My Aunt the Marine

This isn't exactly what I was going to write about today. As is the case with many Americans, I have some veterans in the family - my uncle John was in the Army, and my nephew Brandon is planning to be a veteran at some point (I know, he just started his training - it will be a while yet). And I was going to write a little bit about that, but I was looking for some other pictures and found this one, taken I'm assuming at my aunt Marilyn's graduation (or whatever you call it) at Quantico. Look at the pride on my grandparents' faces! (And look at Mamaw's handbag - I have lust in my heart for that bag).

This was stamped on the back - I think that the picture was from 1961.

I always thought it was just about the coolest thing that I had an aunt in the Marines. I mean, she had been in Japan - ooohhh... And yet she always seemed like a normal person to me. 

Normal people, signing up to do extraordinary things. I'm not sure we can ever thank them enough!


  1. I'll bet your uncle didn't give her any "lip", right? ;)


  2. My mom was a Marine, too. In fact, that is how she met my dad--when they were both Marines during WWII, but then she left the service and he didn't.

  3. Your grandmother looks positively luminous!

  4. These were powerful women for their day. My aunt was a WAC during WWII and served in the South Pacific. She survived the war and malaria. She was a special education teacher who achieved her Masters in Education in her mid 50s. What a powerhouse she was!

  5. Love the handbag! I wonder how common it was for a woman to be in the Marines in those days? Seems like it must have been unusual.

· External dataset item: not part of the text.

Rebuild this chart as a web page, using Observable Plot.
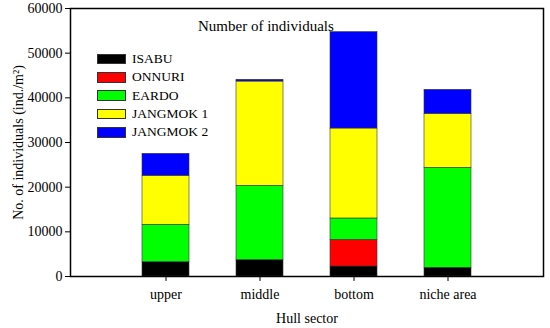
<!DOCTYPE html>
<html>
<head>
<meta charset="utf-8">
<script src="https://cdn.jsdelivr.net/npm/d3@7"></script>
<script src="https://cdn.jsdelivr.net/npm/@observablehq/plot@0.6"></script>
<style>
  body { margin: 0; background: #fff; }
  #wrap { position: relative; width: 550px; height: 328px; font-family: "Liberation Serif", serif; }
  #legend { position: absolute; left: 97px; top: 50px; font-size: 13.5px; color: #000; }
  .item { display: flex; align-items: center; height: 18.3px; }
  .sw { width: 27px; height: 8.5px; border: 0.6px solid #333; margin-right: 6px; }
  #title { position: absolute; left: 198px; top: 18px; font-size: 15px; }
</style>
</head>
<body>
<div id="wrap"></div>
<script>
const sectors = ["upper", "middle", "bottom", "niche area"];
const series = ["ISABU", "ONNURI", "EARDO", "JANGMOK 1", "JANGMOK 2"];
const colors = ["#000000", "#ff0000", "#00ff00", "#ffff00", "#0000ff"];
const ISABU = [3200, 3650, 2240, 1940];
const ONNURI = [0, 0, 5960, 0];
const EARDO = [8370, 16650, 4790, 22390];
const JANGMOK1 = [10980, 23350, 20140, 12090];
const JANGMOK2 = [4910, 380, 21570, 5370];
const yTicks = [0, 10000, 20000, 30000, 40000, 50000, 60000];
const titleText = "Number of individuals";

const valuesBySeries = [ISABU, ONNURI, EARDO, JANGMOK1, JANGMOK2];
const table = [];
series.forEach((s, i) => sectors.forEach((sec, j) => table.push({sector: sec, series: s, value: valuesBySeries[i][j]})));

const chart = Plot.plot({
  width: 550,
  height: 328,
  marginLeft: 70,
  marginRight: 7,
  marginTop: 8,
  marginBottom: 52,
  style: {fontFamily: "Liberation Serif, serif", fontSize: "14px", color: "#000", background: "#fff"},
  x: {domain: sectors, paddingInner: 0.5, paddingOuter: 0.76},
  y: {domain: [0, 60000]},
  color: {domain: series, range: colors},
  marks: [
    Plot.barY(table, {x: "sector", y: "value", fill: "series", stroke: "#333", strokeWidth: 0.6, order: series}),
    Plot.frame({stroke: "#000", strokeWidth: 1.5}),
    Plot.axisY({ticks: yTicks, tickFormat: d => String(d), tickSize: 5, tickPadding: 3, label: "No. of individuals (ind./m²)", labelAnchor: "center", labelArrow: "none", labelOffset: 57}),
    Plot.axisX({tickSize: 5, tickPadding: 8, label: "Hull sector", labelAnchor: "center", labelArrow: "none", labelOffset: 46})
  ]
});

const wrap = document.getElementById("wrap");
wrap.appendChild(chart);
const title = document.createElement("div");
title.id = "title";
title.textContent = titleText;
wrap.appendChild(title);
const legend = document.createElement("div");
legend.id = "legend";
series.forEach((s, i) => {
  const it = document.createElement("div");
  it.className = "item";
  const sw = document.createElement("div");
  sw.className = "sw";
  sw.style.background = colors[i];
  const lb = document.createElement("span");
  lb.textContent = s;
  it.appendChild(sw); it.appendChild(lb);
  legend.appendChild(it);
});
wrap.appendChild(legend);
</script>
</body>
</html>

  6. The answer to Steve's question is, simply, pretty rare! Like the Army, Marines had a Women's Auxiliary in WWII, which was mostly decommissioned after the war. But under Truman, the Armed Services were not only ordered to integrate, racially, but also to incorporate permanent utilization of women for certain areas of service. And so the military began recruiting and training women as part of ROTC programs, etc., which is the route Marilyn took, I think. Still, the Marines, as always, were highly selective, and so it would have been very uncommon to have a female Marine in the family!